Data items

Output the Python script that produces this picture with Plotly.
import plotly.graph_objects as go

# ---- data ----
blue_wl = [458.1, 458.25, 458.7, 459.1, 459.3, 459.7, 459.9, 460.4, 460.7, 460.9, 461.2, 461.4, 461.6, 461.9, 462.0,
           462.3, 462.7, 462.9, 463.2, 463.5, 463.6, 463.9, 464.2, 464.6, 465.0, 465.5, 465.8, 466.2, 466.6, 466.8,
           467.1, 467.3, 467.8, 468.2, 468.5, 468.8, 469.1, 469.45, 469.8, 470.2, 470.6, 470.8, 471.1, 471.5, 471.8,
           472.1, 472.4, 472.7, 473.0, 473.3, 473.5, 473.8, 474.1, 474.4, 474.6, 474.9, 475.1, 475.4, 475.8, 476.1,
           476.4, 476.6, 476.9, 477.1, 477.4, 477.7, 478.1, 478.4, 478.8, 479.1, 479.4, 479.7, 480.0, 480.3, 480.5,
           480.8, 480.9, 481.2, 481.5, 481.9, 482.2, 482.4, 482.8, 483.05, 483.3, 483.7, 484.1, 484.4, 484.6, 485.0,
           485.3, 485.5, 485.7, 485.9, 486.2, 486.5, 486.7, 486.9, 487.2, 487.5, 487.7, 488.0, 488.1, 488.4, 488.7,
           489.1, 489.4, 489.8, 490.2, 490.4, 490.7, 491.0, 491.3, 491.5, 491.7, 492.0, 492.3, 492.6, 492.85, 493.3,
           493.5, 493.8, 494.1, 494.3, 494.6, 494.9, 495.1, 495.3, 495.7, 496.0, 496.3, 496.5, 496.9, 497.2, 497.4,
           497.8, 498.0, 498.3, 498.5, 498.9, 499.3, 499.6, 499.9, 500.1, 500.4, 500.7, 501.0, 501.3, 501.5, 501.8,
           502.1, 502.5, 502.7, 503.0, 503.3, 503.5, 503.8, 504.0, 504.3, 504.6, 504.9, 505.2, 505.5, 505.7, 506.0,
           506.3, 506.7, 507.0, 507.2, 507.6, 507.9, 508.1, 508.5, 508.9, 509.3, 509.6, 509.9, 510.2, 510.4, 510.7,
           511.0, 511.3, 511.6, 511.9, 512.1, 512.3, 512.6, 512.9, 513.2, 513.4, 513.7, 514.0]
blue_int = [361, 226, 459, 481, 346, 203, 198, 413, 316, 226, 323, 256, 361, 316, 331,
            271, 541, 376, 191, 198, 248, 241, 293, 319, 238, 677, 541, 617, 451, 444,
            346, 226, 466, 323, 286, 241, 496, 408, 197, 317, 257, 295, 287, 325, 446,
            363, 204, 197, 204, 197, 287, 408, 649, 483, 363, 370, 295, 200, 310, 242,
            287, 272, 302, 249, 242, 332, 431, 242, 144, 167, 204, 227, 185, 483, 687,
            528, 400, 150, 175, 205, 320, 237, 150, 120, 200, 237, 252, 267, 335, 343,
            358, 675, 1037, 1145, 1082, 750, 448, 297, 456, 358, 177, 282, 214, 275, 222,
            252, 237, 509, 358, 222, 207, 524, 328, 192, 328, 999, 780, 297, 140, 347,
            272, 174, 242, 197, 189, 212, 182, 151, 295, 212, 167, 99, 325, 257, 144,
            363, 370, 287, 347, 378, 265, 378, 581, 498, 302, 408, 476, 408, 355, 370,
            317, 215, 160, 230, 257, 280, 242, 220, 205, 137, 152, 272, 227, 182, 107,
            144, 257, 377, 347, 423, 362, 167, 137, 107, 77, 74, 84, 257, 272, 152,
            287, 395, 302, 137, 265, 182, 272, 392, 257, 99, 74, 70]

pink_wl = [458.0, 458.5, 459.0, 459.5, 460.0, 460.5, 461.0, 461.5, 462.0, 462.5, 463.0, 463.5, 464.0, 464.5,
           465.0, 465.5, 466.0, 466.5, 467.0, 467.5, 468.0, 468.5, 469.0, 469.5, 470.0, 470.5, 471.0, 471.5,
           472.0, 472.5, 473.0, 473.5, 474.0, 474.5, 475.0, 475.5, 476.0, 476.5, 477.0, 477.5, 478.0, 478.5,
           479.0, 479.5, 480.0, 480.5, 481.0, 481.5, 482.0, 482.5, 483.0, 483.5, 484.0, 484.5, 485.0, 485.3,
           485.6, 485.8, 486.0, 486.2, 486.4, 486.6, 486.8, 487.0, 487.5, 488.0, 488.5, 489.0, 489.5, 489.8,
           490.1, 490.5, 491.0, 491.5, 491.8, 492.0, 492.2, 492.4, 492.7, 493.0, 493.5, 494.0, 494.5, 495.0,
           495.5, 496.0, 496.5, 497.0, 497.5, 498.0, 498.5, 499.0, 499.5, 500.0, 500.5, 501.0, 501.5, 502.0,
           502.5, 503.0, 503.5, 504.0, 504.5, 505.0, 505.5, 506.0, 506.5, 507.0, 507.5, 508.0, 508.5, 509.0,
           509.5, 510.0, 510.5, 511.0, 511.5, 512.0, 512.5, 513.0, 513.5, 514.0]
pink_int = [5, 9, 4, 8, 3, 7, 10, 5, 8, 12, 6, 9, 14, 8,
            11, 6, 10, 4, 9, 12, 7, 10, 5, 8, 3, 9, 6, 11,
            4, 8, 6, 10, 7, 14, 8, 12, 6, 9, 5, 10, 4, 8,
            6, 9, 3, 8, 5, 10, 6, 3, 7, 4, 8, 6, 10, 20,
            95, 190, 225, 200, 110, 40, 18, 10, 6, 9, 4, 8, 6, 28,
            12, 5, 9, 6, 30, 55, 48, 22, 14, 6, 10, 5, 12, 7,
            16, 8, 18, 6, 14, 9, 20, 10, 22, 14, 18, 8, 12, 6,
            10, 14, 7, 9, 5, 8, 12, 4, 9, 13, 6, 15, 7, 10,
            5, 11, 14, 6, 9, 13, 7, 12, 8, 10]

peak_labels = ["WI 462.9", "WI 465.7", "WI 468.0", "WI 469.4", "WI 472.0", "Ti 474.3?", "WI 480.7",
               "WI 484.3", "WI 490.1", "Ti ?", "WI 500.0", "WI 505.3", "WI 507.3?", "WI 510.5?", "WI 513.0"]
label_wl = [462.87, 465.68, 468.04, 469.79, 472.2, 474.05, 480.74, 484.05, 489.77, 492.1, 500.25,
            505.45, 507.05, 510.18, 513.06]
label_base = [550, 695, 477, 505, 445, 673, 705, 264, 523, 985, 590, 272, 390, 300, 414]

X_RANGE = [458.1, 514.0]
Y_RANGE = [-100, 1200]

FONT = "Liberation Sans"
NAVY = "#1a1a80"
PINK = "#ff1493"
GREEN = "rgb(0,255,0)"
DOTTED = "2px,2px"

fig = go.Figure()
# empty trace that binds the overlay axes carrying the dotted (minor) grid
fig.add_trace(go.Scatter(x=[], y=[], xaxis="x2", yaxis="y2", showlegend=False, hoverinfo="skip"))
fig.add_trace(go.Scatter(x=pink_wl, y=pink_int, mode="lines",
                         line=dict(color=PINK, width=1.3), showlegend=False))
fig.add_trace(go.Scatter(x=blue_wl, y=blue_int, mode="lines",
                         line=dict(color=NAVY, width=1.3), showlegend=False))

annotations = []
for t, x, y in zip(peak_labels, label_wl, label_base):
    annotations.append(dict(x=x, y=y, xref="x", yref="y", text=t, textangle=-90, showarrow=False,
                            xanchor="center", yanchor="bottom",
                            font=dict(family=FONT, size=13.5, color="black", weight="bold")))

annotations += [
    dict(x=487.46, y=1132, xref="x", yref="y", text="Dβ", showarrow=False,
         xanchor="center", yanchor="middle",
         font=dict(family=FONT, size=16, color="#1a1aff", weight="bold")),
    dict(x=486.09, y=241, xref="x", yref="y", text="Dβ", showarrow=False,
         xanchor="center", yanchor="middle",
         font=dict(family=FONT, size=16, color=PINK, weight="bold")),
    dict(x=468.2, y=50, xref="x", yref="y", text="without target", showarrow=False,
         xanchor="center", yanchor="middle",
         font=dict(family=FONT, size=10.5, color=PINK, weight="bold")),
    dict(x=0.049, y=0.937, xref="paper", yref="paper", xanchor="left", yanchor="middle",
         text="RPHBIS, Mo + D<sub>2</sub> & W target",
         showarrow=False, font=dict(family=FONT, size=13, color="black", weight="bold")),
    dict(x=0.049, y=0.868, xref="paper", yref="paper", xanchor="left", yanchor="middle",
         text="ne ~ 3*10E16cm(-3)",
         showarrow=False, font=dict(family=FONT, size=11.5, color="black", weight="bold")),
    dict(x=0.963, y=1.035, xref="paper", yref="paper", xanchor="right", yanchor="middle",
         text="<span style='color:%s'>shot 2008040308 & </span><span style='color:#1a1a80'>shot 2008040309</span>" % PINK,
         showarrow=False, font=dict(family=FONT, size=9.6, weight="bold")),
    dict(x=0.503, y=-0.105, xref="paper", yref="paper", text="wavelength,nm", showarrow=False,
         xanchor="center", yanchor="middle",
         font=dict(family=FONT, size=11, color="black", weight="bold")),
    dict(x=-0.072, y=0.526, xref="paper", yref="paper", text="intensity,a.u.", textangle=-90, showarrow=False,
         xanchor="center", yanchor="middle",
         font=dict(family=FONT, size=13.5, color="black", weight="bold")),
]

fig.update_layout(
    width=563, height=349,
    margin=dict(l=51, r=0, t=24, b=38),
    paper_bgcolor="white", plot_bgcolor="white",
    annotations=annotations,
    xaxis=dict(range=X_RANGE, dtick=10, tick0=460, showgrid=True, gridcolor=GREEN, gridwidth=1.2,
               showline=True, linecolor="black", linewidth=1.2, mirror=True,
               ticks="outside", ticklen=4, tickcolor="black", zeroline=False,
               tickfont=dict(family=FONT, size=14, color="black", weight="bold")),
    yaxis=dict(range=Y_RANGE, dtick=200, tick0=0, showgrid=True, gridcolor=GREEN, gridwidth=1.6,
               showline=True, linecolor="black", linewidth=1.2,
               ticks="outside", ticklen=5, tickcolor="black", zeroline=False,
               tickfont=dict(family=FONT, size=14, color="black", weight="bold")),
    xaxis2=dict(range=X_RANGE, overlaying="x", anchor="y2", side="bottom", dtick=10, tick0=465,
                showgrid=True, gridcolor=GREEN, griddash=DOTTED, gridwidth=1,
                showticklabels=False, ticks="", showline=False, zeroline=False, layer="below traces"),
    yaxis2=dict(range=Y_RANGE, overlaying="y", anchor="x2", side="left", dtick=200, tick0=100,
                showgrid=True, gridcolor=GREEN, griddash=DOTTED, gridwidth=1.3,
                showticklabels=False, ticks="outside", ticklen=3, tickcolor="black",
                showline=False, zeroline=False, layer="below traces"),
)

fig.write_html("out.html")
* * *
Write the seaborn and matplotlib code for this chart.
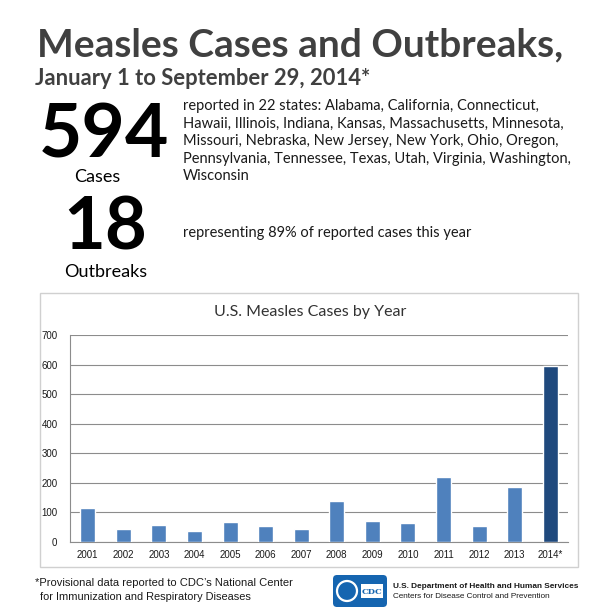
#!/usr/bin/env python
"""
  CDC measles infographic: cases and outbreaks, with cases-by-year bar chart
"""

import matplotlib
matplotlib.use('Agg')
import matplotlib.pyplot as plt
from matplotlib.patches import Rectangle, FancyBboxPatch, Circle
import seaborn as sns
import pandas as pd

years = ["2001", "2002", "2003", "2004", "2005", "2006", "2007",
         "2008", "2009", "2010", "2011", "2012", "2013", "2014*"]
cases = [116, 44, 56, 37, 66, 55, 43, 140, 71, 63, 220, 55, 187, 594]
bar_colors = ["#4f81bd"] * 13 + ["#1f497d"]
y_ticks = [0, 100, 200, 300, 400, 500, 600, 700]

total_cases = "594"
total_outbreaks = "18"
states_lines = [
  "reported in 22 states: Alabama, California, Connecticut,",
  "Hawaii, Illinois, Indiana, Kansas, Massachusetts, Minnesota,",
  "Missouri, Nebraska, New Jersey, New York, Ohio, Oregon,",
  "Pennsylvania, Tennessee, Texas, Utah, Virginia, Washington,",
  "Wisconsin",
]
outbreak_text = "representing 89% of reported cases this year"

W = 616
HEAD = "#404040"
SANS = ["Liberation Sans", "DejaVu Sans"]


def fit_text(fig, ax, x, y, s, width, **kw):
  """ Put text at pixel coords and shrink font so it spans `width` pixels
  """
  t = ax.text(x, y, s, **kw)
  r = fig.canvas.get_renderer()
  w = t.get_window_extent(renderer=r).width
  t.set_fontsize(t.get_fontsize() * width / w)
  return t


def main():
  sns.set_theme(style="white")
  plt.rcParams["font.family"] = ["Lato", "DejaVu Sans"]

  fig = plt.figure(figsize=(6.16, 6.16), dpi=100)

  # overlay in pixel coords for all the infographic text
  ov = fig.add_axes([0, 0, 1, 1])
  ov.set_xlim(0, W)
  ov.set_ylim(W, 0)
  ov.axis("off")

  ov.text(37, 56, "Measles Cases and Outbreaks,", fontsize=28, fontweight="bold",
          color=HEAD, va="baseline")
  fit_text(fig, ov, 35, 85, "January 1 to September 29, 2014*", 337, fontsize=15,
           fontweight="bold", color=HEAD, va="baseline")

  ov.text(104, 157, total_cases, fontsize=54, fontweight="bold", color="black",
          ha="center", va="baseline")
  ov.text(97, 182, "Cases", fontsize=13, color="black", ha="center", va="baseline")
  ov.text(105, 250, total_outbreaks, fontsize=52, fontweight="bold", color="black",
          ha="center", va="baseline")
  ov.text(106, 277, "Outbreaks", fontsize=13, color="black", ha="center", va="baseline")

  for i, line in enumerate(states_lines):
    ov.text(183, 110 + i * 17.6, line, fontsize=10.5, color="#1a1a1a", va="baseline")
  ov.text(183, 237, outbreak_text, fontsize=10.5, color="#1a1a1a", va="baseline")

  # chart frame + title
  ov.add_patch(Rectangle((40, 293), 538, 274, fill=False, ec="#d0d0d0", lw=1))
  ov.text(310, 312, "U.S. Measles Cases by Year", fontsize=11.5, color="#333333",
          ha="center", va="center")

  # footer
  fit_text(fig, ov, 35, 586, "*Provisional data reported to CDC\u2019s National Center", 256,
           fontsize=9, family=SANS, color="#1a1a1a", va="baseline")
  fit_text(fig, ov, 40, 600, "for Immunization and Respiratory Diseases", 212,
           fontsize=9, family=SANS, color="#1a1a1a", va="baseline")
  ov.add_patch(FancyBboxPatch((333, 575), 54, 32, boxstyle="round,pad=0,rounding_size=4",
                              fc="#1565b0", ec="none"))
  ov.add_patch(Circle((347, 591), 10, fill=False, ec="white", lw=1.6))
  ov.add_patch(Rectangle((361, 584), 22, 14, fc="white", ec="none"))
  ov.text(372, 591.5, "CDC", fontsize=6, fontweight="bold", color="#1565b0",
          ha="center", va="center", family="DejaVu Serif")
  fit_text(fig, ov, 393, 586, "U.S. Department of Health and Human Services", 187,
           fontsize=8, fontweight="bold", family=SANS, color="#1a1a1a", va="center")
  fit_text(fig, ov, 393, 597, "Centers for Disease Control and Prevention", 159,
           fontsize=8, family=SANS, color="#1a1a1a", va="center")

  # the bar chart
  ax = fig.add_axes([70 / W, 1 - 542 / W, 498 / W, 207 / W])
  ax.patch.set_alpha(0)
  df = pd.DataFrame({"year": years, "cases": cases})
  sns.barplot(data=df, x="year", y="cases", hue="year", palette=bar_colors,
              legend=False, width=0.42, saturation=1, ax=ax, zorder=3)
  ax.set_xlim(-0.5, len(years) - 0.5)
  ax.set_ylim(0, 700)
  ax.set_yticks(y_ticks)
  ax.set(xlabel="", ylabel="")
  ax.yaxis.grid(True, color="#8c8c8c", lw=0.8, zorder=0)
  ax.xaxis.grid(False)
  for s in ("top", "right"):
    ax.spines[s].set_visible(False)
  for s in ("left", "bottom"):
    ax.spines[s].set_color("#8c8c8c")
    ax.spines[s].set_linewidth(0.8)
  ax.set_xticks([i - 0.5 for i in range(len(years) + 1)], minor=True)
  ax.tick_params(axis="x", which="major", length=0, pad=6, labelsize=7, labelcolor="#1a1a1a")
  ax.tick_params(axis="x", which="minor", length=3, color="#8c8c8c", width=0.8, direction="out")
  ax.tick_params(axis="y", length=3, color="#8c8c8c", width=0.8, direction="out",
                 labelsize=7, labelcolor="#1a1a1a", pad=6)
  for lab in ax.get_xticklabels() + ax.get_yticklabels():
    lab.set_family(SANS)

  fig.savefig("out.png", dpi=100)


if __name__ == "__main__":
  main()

- **Stated exercise**
Only the lines from the one containing "Output the Python" through the one containing "import plotly.graph_objects as go" are to be reproduced, exactly as they appear.

- **Completed exercise**
Output the Python script that produces this picture with Plotly.
import plotly.graph_objects as go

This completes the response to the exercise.